> **DATASET EXCERPT**:
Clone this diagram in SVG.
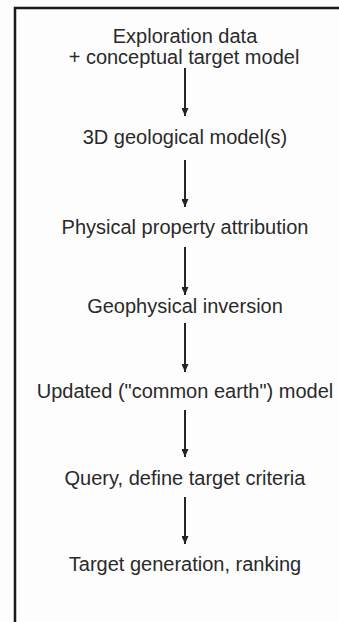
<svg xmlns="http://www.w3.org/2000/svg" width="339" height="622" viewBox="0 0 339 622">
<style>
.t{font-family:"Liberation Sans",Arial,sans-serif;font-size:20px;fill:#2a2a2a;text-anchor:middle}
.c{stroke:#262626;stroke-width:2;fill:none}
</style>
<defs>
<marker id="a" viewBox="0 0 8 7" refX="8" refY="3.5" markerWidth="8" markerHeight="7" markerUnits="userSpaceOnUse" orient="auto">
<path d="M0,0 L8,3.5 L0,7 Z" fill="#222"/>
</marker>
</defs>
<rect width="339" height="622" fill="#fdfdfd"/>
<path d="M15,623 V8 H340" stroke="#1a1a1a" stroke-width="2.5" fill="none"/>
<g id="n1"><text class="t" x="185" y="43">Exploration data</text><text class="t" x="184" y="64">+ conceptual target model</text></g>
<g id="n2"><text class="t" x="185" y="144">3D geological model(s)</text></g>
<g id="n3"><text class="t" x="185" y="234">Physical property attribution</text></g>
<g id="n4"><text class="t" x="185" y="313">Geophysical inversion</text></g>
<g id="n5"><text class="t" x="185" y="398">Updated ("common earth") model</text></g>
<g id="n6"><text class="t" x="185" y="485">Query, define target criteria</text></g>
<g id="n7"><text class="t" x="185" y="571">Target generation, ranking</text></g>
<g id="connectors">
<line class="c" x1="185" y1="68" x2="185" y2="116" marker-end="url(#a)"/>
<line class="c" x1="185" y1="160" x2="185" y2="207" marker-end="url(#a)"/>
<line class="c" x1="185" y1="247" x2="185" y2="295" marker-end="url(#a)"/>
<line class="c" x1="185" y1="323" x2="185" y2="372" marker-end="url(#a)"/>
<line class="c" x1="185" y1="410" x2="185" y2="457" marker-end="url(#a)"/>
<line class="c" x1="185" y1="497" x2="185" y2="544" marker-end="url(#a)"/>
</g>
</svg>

> **DIRECTIONS**: Make an exact copy of all the material, but keep the pictures out of it.

> **RESULT**:
Clone this diagram in SVG.
<svg xmlns="http://www.w3.org/2000/svg" width="339" height="622" viewBox="0 0 339 622">
<style>
.t{font-family:"Liberation Sans",Arial,sans-serif;font-size:20px;fill:#2a2a2a;text-anchor:middle}
.c{stroke:#262626;stroke-width:2;fill:none}
</style>
<defs>
<marker id="a" viewBox="0 0 8 7" refX="8" refY="3.5" markerWidth="8" markerHeight="7" markerUnits="userSpaceOnUse" orient="auto">
<path d="M0,0 L8,3.5 L0,7 Z" fill="#222"/>
</marker>
</defs>
<rect width="339" height="622" fill="#fdfdfd"/>
<path d="M15,623 V8 H340" stroke="#1a1a1a" stroke-width="2.5" fill="none"/>
<g id="n1"><text class="t" x="185" y="43">Exploration data</text><text class="t" x="184" y="64">+ conceptual target model</text></g>
<g id="n2"><text class="t" x="185" y="144">3D geological model(s)</text></g>
<g id="n3"><text class="t" x="185" y="234">Physical property attribution</text></g>
<g id="n4"><text class="t" x="185" y="313">Geophysical inversion</text></g>
<g id="n5"><text class="t" x="185" y="398">Updated ("common earth") model</text></g>
<g id="n6"><text class="t" x="185" y="485">Query, define target criteria</text></g>
<g id="n7"><text class="t" x="185" y="571">Target generation, ranking</text></g>
<g id="connectors">
<line class="c" x1="185" y1="68" x2="185" y2="116" marker-end="url(#a)"/>
<line class="c" x1="185" y1="160" x2="185" y2="207" marker-end="url(#a)"/>
<line class="c" x1="185" y1="247" x2="185" y2="295" marker-end="url(#a)"/>
<line class="c" x1="185" y1="323" x2="185" y2="372" marker-end="url(#a)"/>
<line class="c" x1="185" y1="410" x2="185" y2="457" marker-end="url(#a)"/>
<line class="c" x1="185" y1="497" x2="185" y2="544" marker-end="url(#a)"/>
</g>
</svg>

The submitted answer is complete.